<<<<

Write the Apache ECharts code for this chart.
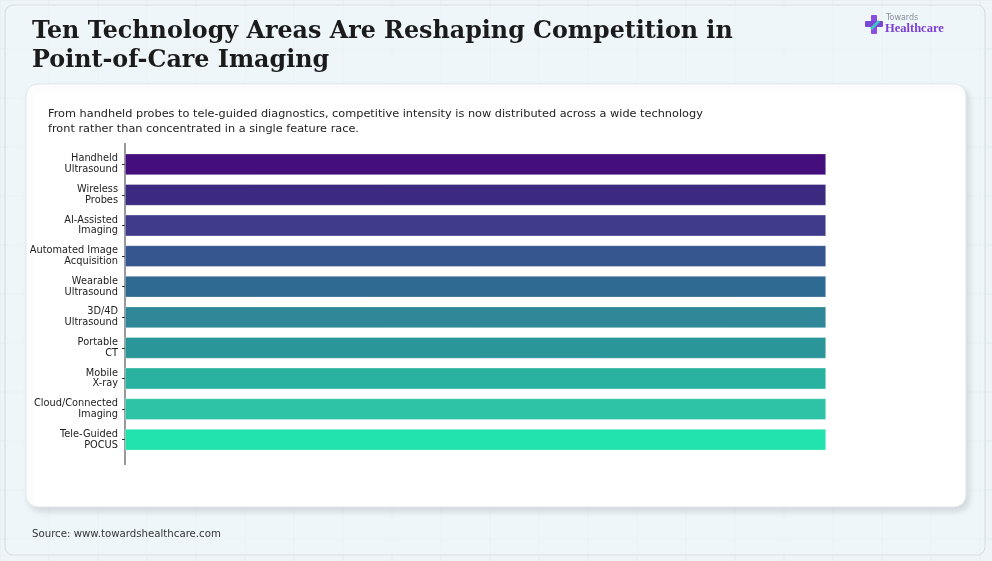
<!DOCTYPE html>
<html>
<head>
<meta charset="utf-8">
<script src="https://cdn.jsdelivr.net/npm/echarts@6/dist/echarts.min.js"></script>
<style>
  html, body { margin: 0; padding: 0; background: #eef4f8; }
  #chart { width: 992px; height: 561px; }
</style>
</head>
<body>
<div id="chart"></div>
<script>
// technology areas, top to bottom
var areas = [
  'Handheld\nUltrasound',
  'Wireless\nProbes',
  'AI-Assisted\nImaging',
  'Automated Image\nAcquisition',
  'Wearable\nUltrasound',
  '3D/4D\nUltrasound',
  'Portable\nCT',
  'Mobile\nX-ray',
  'Cloud/Connected\nImaging',
  'Tele-Guided\nPOCUS'
];
// every area shown at the same full length
var values = [1, 1, 1, 1, 1, 1, 1, 1, 1, 1];
var barColors = [
  '#440f7c', '#3c2a80', '#3f3b8a', '#36568f', '#2f6a92',
  '#2f8797', '#2b9699', '#29b2a0', '#2ec3a7', '#22e2ae'
];

var titleText = 'Ten Technology Areas Are Reshaping Competition in\nPoint-of-Care Imaging';
var subText = 'From handheld probes to tele-guided diagnostics, competitive intensity is now distributed across a wide technology\nfront rather than concentrated in a single feature race.';
var sourceText = 'Source: www.towardshealthcare.com';

var myChart = echarts.init(document.getElementById('chart'));

// faint background grid
var bgLines = [];
for (var gx = 0; gx < 992; gx += 49) {
  bgLines.push({ type: 'line', silent: true, z: -9,
    shape: { x1: gx, y1: 0, x2: gx, y2: 561 },
    style: { stroke: '#e3ecf2', lineWidth: 1 } });
}
for (var gy = 0; gy < 561; gy += 49) {
  bgLines.push({ type: 'line', silent: true, z: -9,
    shape: { x1: 0, y1: gy, x2: 992, y2: gy },
    style: { stroke: '#e3ecf2', lineWidth: 1 } });
}

var option = {
  backgroundColor: '#eef4f8',
  animation: false,
  graphic: bgLines.concat([
    {
      type: 'rect', z: -8, silent: true,
      shape: { x: 5, y: 5, width: 980, height: 550, r: 8 },
      style: { fill: 'rgba(240,246,250,0.6)', stroke: '#d6dfe5', lineWidth: 1.2 }
    },
    {
      type: 'rect', z: -7, silent: true,
      shape: { x: 26, y: 84, width: 940, height: 423, r: 12 },
      style: { fill: '#ffffff', stroke: '#e2e8ec', lineWidth: 1,
        shadowBlur: 6, shadowColor: 'rgba(0,0,0,0.12)', shadowOffsetX: 3, shadowOffsetY: 4 }
    },
    {
      type: 'text', left: 32, top: 17,
      style: {
        text: titleText,
        font: 'bold 23.8px "DejaVu Serif"',
        lineHeight: 29,
        fill: '#1b1b1b'
      }
    },
    {
      type: 'text', left: 48, top: 107,
      style: {
        text: subText,
        font: '11.3px "DejaVu Sans"',
        lineHeight: 14.5,
        fill: '#222222'
      }
    },
    {
      type: 'text', left: 32, top: 529,
      style: {
        text: sourceText,
        font: '10.2px "DejaVu Sans"',
        fill: '#333333'
      }
    },
    // logo
    {
      type: 'group', left: 865, top: 14,
      children: [
        { type: 'rect', shape: { x: 6, y: 0, width: 6, height: 19, r: 1 },
          style: { fill: '#8a4fe0' } },
        { type: 'rect', shape: { x: 0, y: 6, width: 18, height: 6, r: 1 },
          style: { fill: '#7a46d8' } },
        { type: 'polygon', shape: { points: [[5, 13], [13, 5], [15, 7], [7, 15]] },
          style: { fill: '#3cc8c0' } },
        { type: 'text', x: 21, y: -1,
          style: { text: 'Towards', font: '8px "DejaVu Sans"', fill: '#8a8f9a' } },
        { type: 'text', x: 20, y: 7,
          style: { text: 'Healthcare', font: 'bold 12.5px "Liberation Serif"', fill: '#7b3fd6' } }
      ]
    },
    // y axis spine
    {
      type: 'line', silent: true,
      shape: { x1: 125, y1: 143, x2: 125, y2: 465 },
      style: { stroke: '#333333', lineWidth: 1 }
    }
  ]),
  grid: {
    left: 125,
    width: 701,
    top: 149,
    height: 306
  },
  xAxis: {
    type: 'value',
    min: 0,
    max: 1,
    show: false
  },
  yAxis: {
    type: 'category',
    data: areas,
    inverse: true,
    axisLine: { show: false },
    axisTick: { show: true, alignWithLabel: true, length: 3, lineStyle: { color: '#333333' } },
    axisLabel: {
      color: '#222222',
      fontFamily: 'DejaVu Sans',
      fontSize: 9.8,
      lineHeight: 10.8,
      margin: 7,
      padding: [4, 0, 0, 0],
      align: 'right'
    },
    splitLine: { show: false }
  },
  series: [{
    type: 'bar',
    data: values.map(function (v, i) {
      return { value: v, itemStyle: { color: barColors[i] } };
    }),
    barWidth: '70%',
    itemStyle: { borderColor: 'rgba(255,255,255,0.5)', borderWidth: 0.6 }
  }]
};

myChart.setOption(option);
</script>
</body>
</html>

>>>>

- _Exercise_
Repeat the data exactly in full, omitting its pictures.

- _Solution to this exercise_
Write the Apache ECharts code for this chart.
<!DOCTYPE html>
<html>
<head>
<meta charset="utf-8">
<script src="https://cdn.jsdelivr.net/npm/echarts@6/dist/echarts.min.js"></script>
<style>
  html, body { margin: 0; padding: 0; background: #eef4f8; }
  #chart { width: 992px; height: 561px; }
</style>
</head>
<body>
<div id="chart"></div>
<script>
// technology areas, top to bottom
var areas = [
  'Handheld\nUltrasound',
  'Wireless\nProbes',
  'AI-Assisted\nImaging',
  'Automated Image\nAcquisition',
  'Wearable\nUltrasound',
  '3D/4D\nUltrasound',
  'Portable\nCT',
  'Mobile\nX-ray',
  'Cloud/Connected\nImaging',
  'Tele-Guided\nPOCUS'
];
// every area shown at the same full length
var values = [1, 1, 1, 1, 1, 1, 1, 1, 1, 1];
var barColors = [
  '#440f7c', '#3c2a80', '#3f3b8a', '#36568f', '#2f6a92',
  '#2f8797', '#2b9699', '#29b2a0', '#2ec3a7', '#22e2ae'
];

var titleText = 'Ten Technology Areas Are Reshaping Competition in\nPoint-of-Care Imaging';
var subText = 'From handheld probes to tele-guided diagnostics, competitive intensity is now distributed across a wide technology\nfront rather than concentrated in a single feature race.';
var sourceText = 'Source: www.towardshealthcare.com';

var myChart = echarts.init(document.getElementById('chart'));

// faint background grid
var bgLines = [];
for (var gx = 0; gx < 992; gx += 49) {
  bgLines.push({ type: 'line', silent: true, z: -9,
    shape: { x1: gx, y1: 0, x2: gx, y2: 561 },
    style: { stroke: '#e3ecf2', lineWidth: 1 } });
}
for (var gy = 0; gy < 561; gy += 49) {
  bgLines.push({ type: 'line', silent: true, z: -9,
    shape: { x1: 0, y1: gy, x2: 992, y2: gy },
    style: { stroke: '#e3ecf2', lineWidth: 1 } });
}

var option = {
  backgroundColor: '#eef4f8',
  animation: false,
  graphic: bgLines.concat([
    {
      type: 'rect', z: -8, silent: true,
      shape: { x: 5, y: 5, width: 980, height: 550, r: 8 },
      style: { fill: 'rgba(240,246,250,0.6)', stroke: '#d6dfe5', lineWidth: 1.2 }
    },
    {
      type: 'rect', z: -7, silent: true,
      shape: { x: 26, y: 84, width: 940, height: 423, r: 12 },
      style: { fill: '#ffffff', stroke: '#e2e8ec', lineWidth: 1,
        shadowBlur: 6, shadowColor: 'rgba(0,0,0,0.12)', shadowOffsetX: 3, shadowOffsetY: 4 }
    },
    {
      type: 'text', left: 32, top: 17,
      style: {
        text: titleText,
        font: 'bold 23.8px "DejaVu Serif"',
        lineHeight: 29,
        fill: '#1b1b1b'
      }
    },
    {
      type: 'text', left: 48, top: 107,
      style: {
        text: subText,
        font: '11.3px "DejaVu Sans"',
        lineHeight: 14.5,
        fill: '#222222'
      }
    },
    {
      type: 'text', left: 32, top: 529,
      style: {
        text: sourceText,
        font: '10.2px "DejaVu Sans"',
        fill: '#333333'
      }
    },
    // logo
    {
      type: 'group', left: 865, top: 14,
      children: [
        { type: 'rect', shape: { x: 6, y: 0, width: 6, height: 19, r: 1 },
          style: { fill: '#8a4fe0' } },
        { type: 'rect', shape: { x: 0, y: 6, width: 18, height: 6, r: 1 },
          style: { fill: '#7a46d8' } },
        { type: 'polygon', shape: { points: [[5, 13], [13, 5], [15, 7], [7, 15]] },
          style: { fill: '#3cc8c0' } },
        { type: 'text', x: 21, y: -1,
          style: { text: 'Towards', font: '8px "DejaVu Sans"', fill: '#8a8f9a' } },
        { type: 'text', x: 20, y: 7,
          style: { text: 'Healthcare', font: 'bold 12.5px "Liberation Serif"', fill: '#7b3fd6' } }
      ]
    },
    // y axis spine
    {
      type: 'line', silent: true,
      shape: { x1: 125, y1: 143, x2: 125, y2: 465 },
      style: { stroke: '#333333', lineWidth: 1 }
    }
  ]),
  grid: {
    left: 125,
    width: 701,
    top: 149,
    height: 306
  },
  xAxis: {
    type: 'value',
    min: 0,
    max: 1,
    show: false
  },
  yAxis: {
    type: 'category',
    data: areas,
    inverse: true,
    axisLine: { show: false },
    axisTick: { show: true, alignWithLabel: true, length: 3, lineStyle: { color: '#333333' } },
    axisLabel: {
      color: '#222222',
      fontFamily: 'DejaVu Sans',
      fontSize: 9.8,
      lineHeight: 10.8,
      margin: 7,
      padding: [4, 0, 0, 0],
      align: 'right'
    },
    splitLine: { show: false }
  },
  series: [{
    type: 'bar',
    data: values.map(function (v, i) {
      return { value: v, itemStyle: { color: barColors[i] } };
    }),
    barWidth: '70%',
    itemStyle: { borderColor: 'rgba(255,255,255,0.5)', borderWidth: 0.6 }
  }]
};

myChart.setOption(option);
</script>
</body>
</html>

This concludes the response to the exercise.